The Divine Ocean
I found God at the beach last week! As soon as I set foot in the water, I felt like I was home once again. My soul found rest and restoration. It has been at least 15 years since we've been to the beach. I have been trying to get to the beach for some of those years, but always seemed to let other things get in the way. One year it was a death in the family, one year a hurricane, many of those years it was simply too expensive or just too much trouble.
But we finally made it this year. I decreed on the first day that this was now an annual trip! What captured me immediately was the warmth of the water. After all those years of wading into a cold pool which required some acclimation, the ocean was so inviting right away. Then, after wading in further, up to my waist, I looked out and was aware of the vastness of it all. I was just in the Gulf of Mexico, but it still went on seemingly forever. As I went a little further, up to my chest, I became aware of the immense power all around me. I was pushed around with the waves on the surface and the current swirling below. I felt the heat on my head and body. I felt the heavy ocean breeze blow and bluster.
Then I noticed myself turn around every so often to check in with the family on the shore. They became my anchor to let me know I wasn't drifting too far one way or the other. In the face of all this power and force, I needed a tether to connect me to shore.
This was an all too easy spiritual leap to finding the Divine in the ocean. When being led in imaginative prayer where the pray-er guides us through a scene and asks us to imagine being in God's presence, I always picture some combination of water and sunshine. Here I was at the beach getting both. Sometimes, I am supported by God's warm waters and I am floating, full of joy to be immersed in God's presence. Sometimes, I am on the beach near God in the water and bathed in the warmth of the sun and wind. Sometimes, I'm even farther back on the porch, in the shade, looking over the sunshine and beach and water. Those days it is enough just to be near but not too close. Full immersion or even being at the water's edge is just too much on those days.
As I waded further out, I noticed fear rising as well. Full immersion is plenty scary when this much swirling is going on. I thought about going out even farther, but then I was reminded of all those shark movies and movies about folks being stranded out in the open water. In addition to being my one true home, water (and specifically drowning) is also one of my biggest phobias. That's why those movies are true horror for me. If I go in up to my neck or over my head and just float, like in my imaginative prayers, then I am out of control and I could end up in trouble, floating off down the shore or out to the open sea.
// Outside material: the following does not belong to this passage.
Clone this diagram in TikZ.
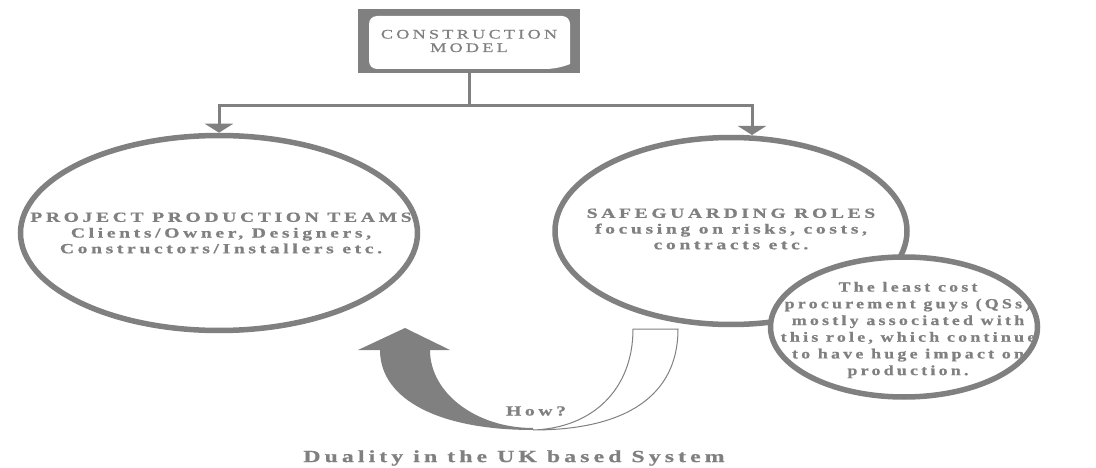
\documentclass[tikz,border=0pt]{standalone}
\usepackage{fontspec}
\usepackage{tikz}
\usetikzlibrary{
    calc,
    arrows.meta,
    positioning,
    shapes.geometric
}
\setmainfont{Liberation Serif}
\newfontfamily\boxfont{Liberation Serif}[FakeStretch=1.4,LetterSpace=25,FakeBold=0.6]
\newfontfamily\ringfont{Liberation Serif}[FakeStretch=1.4,LetterSpace=26,FakeBold=0.8]
\newfontfamily\qsfont{Liberation Serif}[FakeStretch=1.28,LetterSpace=23,FakeBold=0.8]
\newfontfamily\capfont{Liberation Serif}[FakeStretch=1.4,LetterSpace=24,FakeBold=0.8]
\definecolor{dgray}{RGB}{128,128,128}
\tikzset{
    modelbox/.style={
        rectangle, fill=dgray, minimum width=222pt, minimum height=64pt,
        inner sep=0pt, align=center, text=dgray,
        font=\boxfont\fontsize{13}{13.5}\selectfont,
        path picture={
            \coordinate (nw) at (path picture bounding box.north west);
            \fill[white, rounded corners=8] ($(nw)+(11,7)$) -- ++(201,0) -- ++(0,40)
                .. controls +(0,8) and +(22,0) .. ++(-33,13) -- ++(-168,0) -- cycle;
        }
    },
    ring/.style={
        ellipse, draw=dgray, line width=5.5pt, fill=white, inner sep=0pt
    },
    ringtext/.style={
        align=center, text=dgray, inner sep=0pt,
        font=\ringfont\bfseries\fontsize{14}{15.7}\selectfont
    },
    link/.style={draw=dgray, line width=3pt},
    linkarrow/.style={link, -{Triangle[width=28pt,length=9pt]}},
}
\begin{document}
\begin{tikzpicture}[x=1pt,y=-1pt]
    \useasboundingbox (0,0) rectangle (1096,468);
    % top of the tree
    \node[modelbox] (model) at (469,41) {CONSTRUCTION\\MODEL};
    % the two sides
    \node[ring, minimum width=397pt, minimum height=195pt] (prod) at (219,233) {};
    \node[ringtext] (prodtext) at (221,233)
        {PROJECT PRODUCTION TEAMS\\Clients/Owner, Designers,\\Constructors/Installers etc.};
    \node[ring, minimum width=352pt, minimum height=187pt] (safe) at (731,231) {};
    \node[ringtext] (safetext) at (731,229)
        {SAFEGUARDING ROLES\\focusing on risks, costs,\\contracts etc.};
    \node[ring, minimum width=267pt, minimum height=140pt] (qs) at (904,327) {};
    \begin{scope}
        \clip (qs.center) ellipse [x radius=131, y radius=67];
        \node[ringtext, font=\qsfont\bfseries\fontsize{14}{16.7}\selectfont] (qstext) at (908,330)
            {The least cost\\procurement guys (QSs)\\mostly associated with\\this role, which continue\\to have huge impact on\\production.};
    \end{scope}
    \coordinate (split) at (469,106);
    \coordinate (safetop) at (752,135);
    \draw[link] (model.south) -- (split);
    \draw[linkarrow] (split) -| (prod.north);
    \draw[linkarrow] (split) -| (safetop);
    % how the roles feed back
    \filldraw[fill=white, draw=dgray, line width=1pt] (633,329) -- (678,329)
        .. controls (678,395) and (627,430) .. (533,430)
        .. controls (593,428) and (633,389) .. (633,329) -- cycle;
    \fill[dgray] (533,430) .. controls (440,430) and (380,400) .. (380,350)
        -- (358,350) -- (405,328) -- (450,350) -- (430,350)
        .. controls (430,393) and (476,428) .. (533,428) -- cycle;
    \node[ringtext] (how) at (536,411) {How?};
    \node[ringtext, font=\capfont\bfseries\fontsize{17}{19}\selectfont] (caption) at (514,458)
        {Duality in the UK based System};
\end{tikzpicture}
\end{document}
This is where surrender comes in for me and why it is so difficult. When confronted with the infinite possibilities of complete surrender, fear rises swiftly and abundantly. I have made such great strides to "let go and let God" but when I get out into the ocean a little ways, I realize the limitations of that surrender. Fear rises, I check out the shore for my anchor. I see myself drifting and pull myself back into the status quo instead of where God might lead me. The trick of course is learning to discern when there is true danger ahead and take steps of protection or correction and when there is merely the discomfort of the unknown ahead and I would do well to surrender to that unknown in trust and faith.
It is no accident that I have found God in the water in 2 of my first 4 posts. Water is life, literally and metaphorically. We all know countless songs and poems of every stripe and genre about water and its power in our lives. My faith tradition has a water communion ritual about this time every year. We mingle the waters of many of our members and friends some literal and some metaphorical they have gathered from summer travels. That water is blessed and purified and used for child dedications and other rituals throughout the church year. It becomes the power of community, love, and compassion.
There are countless other rituals from all faiths that use water. We need it to live, to clean, to worship, to create, to erode, to nurture. I was reminded of the true Divinity of water and in the water this week. May you be also reminded and may you find that Divinity in your life to challenge you, to support you, to immerse you in unconditional love. May it be forever so.